Hitherto unrecorded and unpublished, these panels would originally have formed the wings of an altarpiece, undoubtedly commissioned by Antoine Molckmans and his wife Catherine. The whereabouts of the central panel remain unknown, but this would probably have depicted the Virgin and Child, Saints or perhaps an episode from the Bible. To judge from the surviving triptychs attributed to the Master of the Magdalene Legend, the theme of the Virgin and Child seems to have been a favourite among his patrons, especially those depicted at half-length. The wings of these altarpieces seem typically to have been arranged with the donors depicted in landscape settings, usually kneeling or at prayer, with their name saint standing behind them and their family coats of arms prominently displayed above them. A particularly close example is the altarpiece of The Annunciation in the Musées Royaux des Beaux-Arts in Brussels.2 Here the donors, Simon du Quesnoy and his wife, are shown at full length with their children beside them and name saints standing behind them, while in the background can be seen landscapes very similar to those in the present panels with their distinctive half beamed house and small slender figures. 
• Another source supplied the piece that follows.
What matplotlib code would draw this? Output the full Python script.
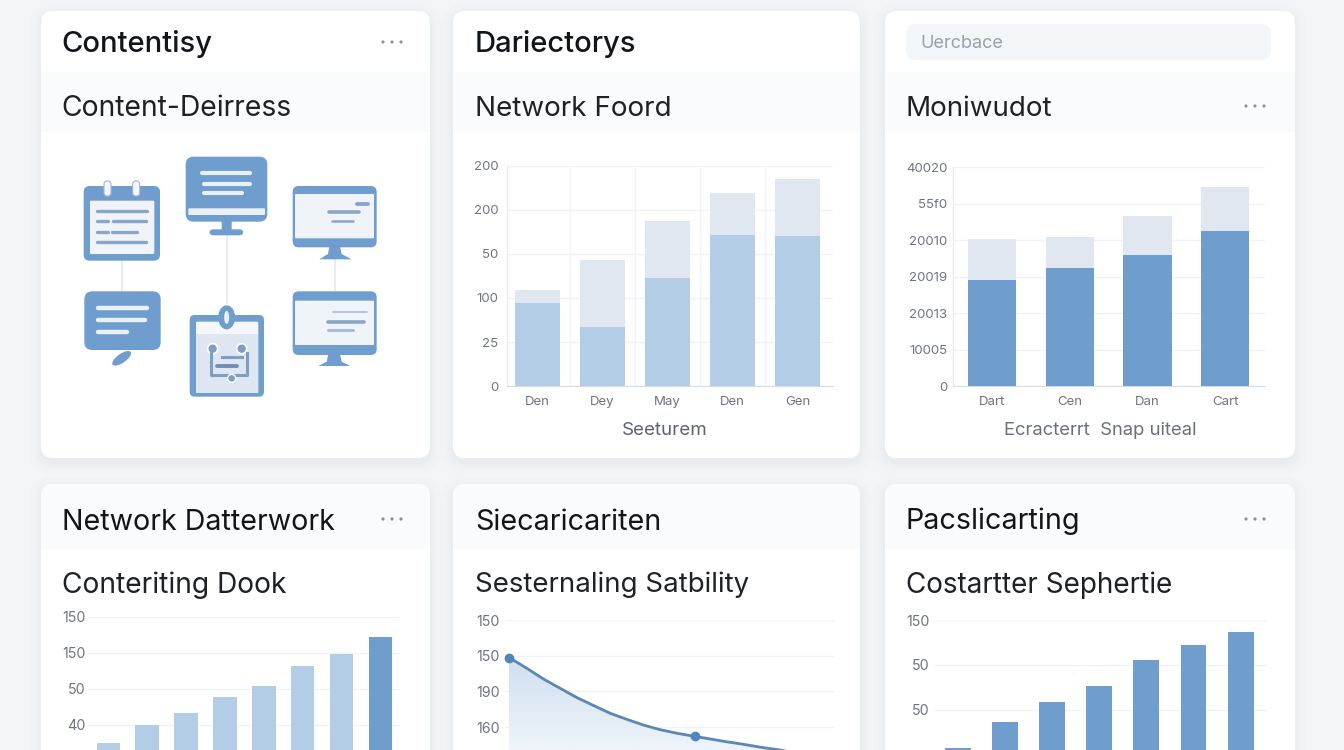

Although we know few biographical details about Antoine Molckmans, his family came from Brabant and that of his wife Catherine from Flanders. Antoine is here shown in a ceremonial dress and halberd which indicates that he was a member of the archero de corps (archer bodyguard), the personal guards of the Dukes of Burgundy that Philip the Fair brought to Spain circa 1505. The arms on his tabard are those of Philip the Fair and the monogram FA similarly stands for Filippus Austriae. He thus moved in the same Burgundian court circles in Brussels as many of the known patrons of the Master of the Magdalene Legend, who included Jean Micault, Paymaster of the Order of the Golden Fleece, Thomas Isaacq, the King of Arms of the same Order, and, probably, Philip the Fair (1478–1506) himself. Philip was the son of the Emperor Maximilian I, the Archduke of Austria and sovereign ruler of the Hapsburg Netherlandish-Burgundian lands and through his marriage to the Infanta Joana, briefly King of Castile and Spain. A number of portraits of Philip, such as those in the Royal Collection and the Louvre were attributed by Friedländer in the past to the Master of the Magdalene Legend, but this group is not consistent and probably involves several hands. 

1 See M.J. Friedländer, Early Netherlandish Painting, vol. XII, Leiden and Brussels 1975, p. 91, nos. 10a-f, reproduced plate 7.

2 Ibid., p. 90, no. 1, reproduced plate 1.